I cannot find the article, but I believe this method of sharing access to one e-mail account to many parties was one of the comms methods employed by the 9/11 terrorists, pioneered by Columbian drug lords.
In that movie, which I just check the date for, seems like one of the first pop references to the idea of sharing email drafts in a free email account without sending anything.
https://www.washingtonpost.com/news/worldviews/wp/2012/11/12...
Now, can someone prove me one better and find where this idea got traction? I honestly laughed watching that movie, wondering if Petraeus watched it years earlier, and thought to himself, I wonder if this will work in real life ...
UPDATE: I could, gee, also try RTFWPA! It refers 2005 reports of AQ using the same tactic, you know, where probably he got it from.
Or he got it from the movie, which would make me in a die a fit of laughter!
seems like it would have been a hassle to deal with for the last 15 years
That's a pretty serious firewall you have there. Assuming that s/he was not using encrypted smtp and imap or pop, then you still have a L7 filter that reads and logs email addresses and alarms on them. Now it is unlikely (to me) that you would have a whitelist of acceptable email addresses with which to alarm. I can think of a few other things you might have done to trigger alarms and all of them are pretty distasteful.
So I will conclude you simply violated her civil rights and spied on her.
I feel sorrow for you, genuinely, that you have had a relationship problem but I suspect that it would have been easier to find out what was going on in the various old fashioned ways, rather than farting around with IT and being a bit creepy.
What does that even mean?
"but my name's Jim...."
Please forgive my nosy question, but was she financially dependent on you or was there some other reason for her to maintain the marriage?
Or perhaps some immunity to any results.
I suspect that yahoo and other companies haven't yet taken the issue of failing to delete data that should be deleted as seriously as that of losing data that shouldn't be deleted, but this has the potential to become a significant privacy issue.

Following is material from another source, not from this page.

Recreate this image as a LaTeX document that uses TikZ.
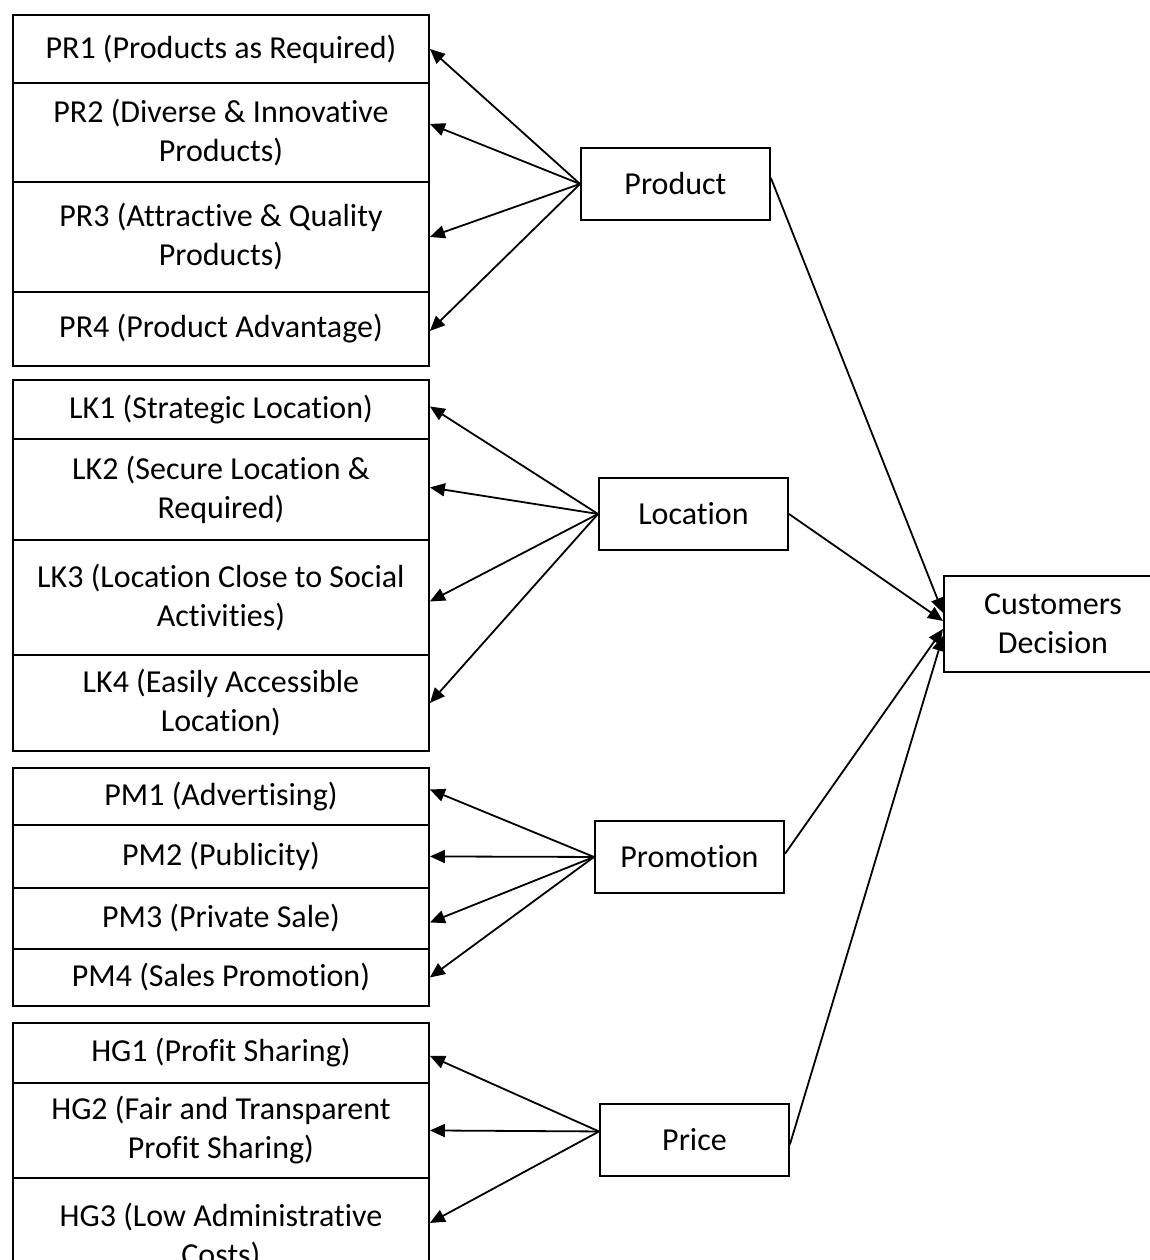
\documentclass[tikz,border=0pt]{standalone}
\usepackage{fontspec}
\setmainfont{Carlito}[Ligatures=NoCommon]
\usetikzlibrary{arrows.meta}
\begin{document}
\begin{tikzpicture}[x=1pt,y=-1pt,
  box/.style={draw, line width=1.9pt, rectangle, inner sep=0pt, anchor=north west, align=center,
    font=\fontsize{32pt}{39pt}\selectfont},
  item/.style={box, minimum width=416pt},
  factor/.style={box, minimum width=189pt, minimum height=72pt},
  arr/.style={line width=1.8pt, -{Triangle[length=15pt,width=13pt]}}]
\useasboundingbox (0,0) rectangle (1150,1260);
\clip (0,0) rectangle (1150,1260);
% Product items
\node[item, minimum height=68pt] (pr1) at (12,14) {PR1 (Products as Required)};
\node[item, minimum height=99pt] (pr2) at (12,82) {PR2 (Diverse \& Innovative\\Products)};
\node[item, minimum height=110pt] (pr3) at (12,181) {PR3 (Attractive \& Quality\\Products)};
\node[item, minimum height=74pt] (pr4) at (12,291) {PR4 (Product Advantage)};
% Location items
\node[item, minimum height=59pt] (lk1) at (12,379) {LK1 (Strategic Location)};
\node[item, minimum height=101pt] (lk2) at (12,438) {LK2 (Secure Location \&\\Required)};
\node[item, minimum height=115pt] (lk3) at (12,539) {LK3 (Location Close to Social\\Activities)};
\node[item, minimum height=96pt] (lk4) at (12,654) {LK4 (Easily Accessible\\Location)};
% Promotion items
\node[item, minimum height=57pt] (pm1) at (12,767) {PM1 (Advertising)};
\node[item, minimum height=63pt] (pm2) at (12,824) {PM2 (Publicity)};
\node[item, minimum height=61pt] (pm3) at (12,887) {PM3 (Private Sale)};
\node[item, minimum height=57pt] (pm4) at (12,948) {PM4 (Sales Promotion)};
% Price items
\node[item, minimum height=60pt] (hg1) at (12,1022) {HG1 (Profit Sharing)};
\node[item, minimum height=95pt] (hg2) at (12,1082) {HG2 (Fair and Transparent\\Profit Sharing)};
\node[item, minimum height=118pt] (hg3) at (12,1177) {HG3 (Low Administrative\\Costs)};
% Factors
\node[factor] (product) at (580,147) {Product};
\node[factor] (location) at (598,477) {Location};
\node[factor] (promotion) at (594,820) {Promotion};
\node[factor] (price) at (599,1103) {Price};
\node[box, minimum width=218pt, minimum height=96pt] (cd) at (943,575) {Customers\\Decision};
% Arrows to items
\draw[arr] (product.west) -- (pr1.east);
\draw[arr] (product.west) -- ([yshift=8.5pt]pr2.east);
\draw[arr] (product.west) -- (pr3.east);
\draw[arr] (product.west) -- ([yshift=-2pt]pr4.east);
\draw[arr] (location.west) -- ([yshift=3pt]lk1.east);
\draw[arr] (location.west) -- ([yshift=2pt]lk2.east);
\draw[arr] (location.west) -- ([yshift=-4pt]lk3.east);
\draw[arr] (location.west) -- (lk4.east);
\draw[arr] (promotion.west) -- ([yshift=7pt]pm1.east);
\draw[arr] (promotion.west) -- (pm2.east);
\draw[arr] (promotion.west) -- ([yshift=-4pt]pm3.east);
\draw[arr] (promotion.west) -- (pm4.east);
\draw[arr] ([yshift=8.5pt]price.west) -- ([yshift=-3pt]hg1.east);
\draw[arr] ([yshift=8.5pt]price.west) -- (hg2.east);
\draw[arr] ([yshift=8.5pt]price.west) -- ([yshift=14pt]hg3.east);
% Arrows to decision
\draw[arr] ([yshift=6pt]product.east) -- ([yshift=11pt]cd.west);
\draw[arr] (location.east) -- ([yshift=3pt]cd.west);
\draw[arr] ([yshift=3pt]promotion.east) -- ([yshift=-5pt]cd.west);
\draw[arr] ([yshift=-4.5pt]price.east) -- ([yshift=-12pt]cd.west);
\end{tikzpicture}
\end{document}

This is a solved problem in the real world, but some companies would have us think it's the Wild West, when in fact it isn't.
So while it's possible that backups mean you can never be entirely certain your deleted data will stay deleted, it's most certainly not guaranteed.
In Europe, the recently enacted General Data Protection Regulations "GDPR" which will come into force in 2018 will in theory require organisations to ensure that personal information is removed in an appropriate timeframe - this would include disposing of backups, or where data is comingled, ensuring at a granular level that data is blacklisted for restore.
It remains to be seen how practical that will be, so moving to retentions appropriate for operational restore may be the more sensible solution.